A brand can be a name, image, symbol, or slogan used to identify goods or services. Trademark infringement occurs when confusion arises about the source of goods or services. Factors considered include the strength of the mark, similarity of goods or services, and marketing channels used. Notable cases include Apple vs. Apple Corps and Google’s AdWords service.
A brand is often a name, but can also be a domain name, image, symbol, logo, phrase or slogan, color, product design, or product packaging used to identify the source or sponsor of goods or services. Other items, such as fragrances, shapes and sounds can also be registered as trademarks. Under the Lanham Act, it is illegal to use a trademark in a way that could confuse consumers as to who is the source or sponsor of a good or service. When this type of confusion arises, it is referred to as trademark infringement. The main cases of trademark infringement are high-profile lawsuits in which the owner of a well-known trademark sues a party claiming trademark infringement.
In all trademark infringement cases, regardless of the parties, the same factors are commonly used to determine likelihood of confusion, which is key to proving infringement. Considerations include the question of how strong the plaintiff’s mark is in the first place, how similar the defendant’s goods or services are to the plaintiff’s, how similar the defendant’s mark and the plaintiff are, whether the defendant and the plaintiffs use the same marketing channels, the likely degree of care a purchaser of each’s goods or services might employ, the defendant’s goal in obtaining the trademark, both parties’ growth plans, and any actual evidence of confusing for consumers.
One of the most notable trademark infringement cases was that of Apple Inc., the computer and iPod® company, against Apple Corps, Ltd., the Beatles company. The case was initially settled in 1991 and re-settled in 2007. The 2007 settlement replaced the previous settlement and gave Apple Inc. ownership of the “Apple” trademark. In return, some of the “Apple” trademarks have been licensed to Apple Corps so it can continue to use them.

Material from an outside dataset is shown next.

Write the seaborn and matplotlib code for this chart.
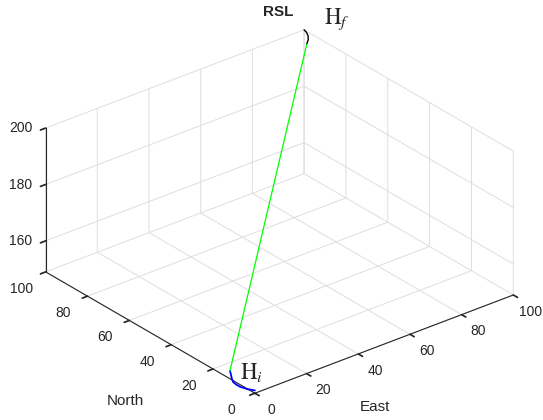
import matplotlib
matplotlib.use("Agg")
import matplotlib.pyplot as plt
import seaborn as sns
from mpl_toolkits.mplot3d import proj3d

sns.set_theme(style="white")
plt.rcParams["font.family"] = ["Liberation Sans", "DejaVu Sans"]
plt.rcParams["mathtext.fontset"] = "stix"

title = "RSL"
x_label = "East"
y_label = "North"
xy_ticks = [0, 20, 40, 60, 80, 100]
z_ticks = [160, 180, 200]
xy_limits = (0, 100)
z_limits = (149, 200)

# first turn (right), blue
arc1_east = [0.0, -1.3, -2.0, -2.0, -1.7, -0.6, 0.5, 2.1]
arc1_north = [0.0, 2.2, 4.6, 6.5, 8.3, 10.3, 12.0, 14.5]
arc1_up = [150, 150, 150, 150, 150, 150, 150, 150]
# straight segment, green
line_east = [2.1, 95.1]
line_north = [14.5, 92.6]
line_up = [150, 200]
# second turn (left), black
arc2_east = [95.1, 97.0, 98.55, 99.5, 100.0]
arc2_north = [92.6, 94.3, 96.3, 98.2, 100.0]
arc2_up = [200, 200, 200, 200, 200]

W, H = 543, 420
text_col = "#262626"
fig = plt.figure(figsize=(W / 100, H / 100), dpi=100)
ax = fig.add_axes([5 / W, 0, 1 - 5 / W, 406 / H], projection="3d")
ax.set_proj_type("ortho")
ax.view_init(elev=28, azim=-129)
ax.set_box_aspect((1, 1, 0.49), zoom=1.19)

ax.plot(arc1_east, arc1_north, arc1_up, color="#0000ff", lw=1.3)
ax.plot(line_east, line_north, line_up, color="#00ff00", lw=0.9)
ax.plot(arc2_east, arc2_north, arc2_up, color="black", lw=1.0)

ax.set_xlim(*xy_limits)
ax.set_ylim(*xy_limits)
ax.set_zlim(*z_limits)
ax.set_xticks(xy_ticks)
ax.set_yticks(xy_ticks)
ax.set_zticks(z_ticks)

grid_col = (0.87, 0.87, 0.87)
for axis in (ax.xaxis, ax.yaxis, ax.zaxis):
    axis.set_pane_color((1, 1, 1, 0))
    axis.pane.set_edgecolor(grid_col)
    axis._axinfo["grid"].update(color=grid_col, linewidth=0.7)
    axis._axinfo["tick"]["inward_factor"] = 0.25
    axis._axinfo["tick"]["outward_factor"] = 0.0
    axis.line.set_color(text_col)
    axis.line.set_linewidth(0.8)
    axis.set_tick_params(label1On=False, label2On=False, colors=text_col)
ax.grid(True)

fig.canvas.draw()
M = ax.get_proj()


def put_label(x, y, z, s):
    px, py, _ = proj3d.proj_transform(x, y, z, M)
    dx, dy = ax.transData.transform((px, py))
    fig.text(dx / W, dy / H, s, ha="center", va="center",
             fontsize=10, color=text_col)


# tick labels just outside the box edges
for v in xy_ticks:
    put_label(v, -8, 146.5, str(v))
    put_label(-9.3, v, 146.2, str(v))
for v in z_ticks:
    put_label(-5.9, 104.7, v, str(v))

fig.text(375 / W, 1 - 407 / H, x_label, ha="center", va="center",
         fontsize=11, color=text_col)
fig.text(125 / W, 1 - 401 / H, y_label, ha="center", va="center",
         fontsize=11, color=text_col)
fig.text(278 / W, 1 - 12.5 / H, title, ha="center", va="center",
         fontsize=11, fontweight="bold")
fig.text(324 / W, 1 - 19 / H, r"$\mathrm{H}_f$", fontsize=16.5, va="center")
fig.text(240 / W, 1 - 372 / H, r"$\mathrm{H}_i$", fontsize=16.5, va="center")

fig.savefig("out.png", dpi=100)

A major series of trademark infringement cases have focused on Google’s use of trademarks in its AdWords service. Those suing Google over this included American Blinds, American Airlines, Geico and – in a class action lawsuit filed in 2009 – all Texas-based trademark owners who had their registered trade names used by their competitors. In November 2009, Yahoo! resolved a similar trademark infringement case brought by American Airlines.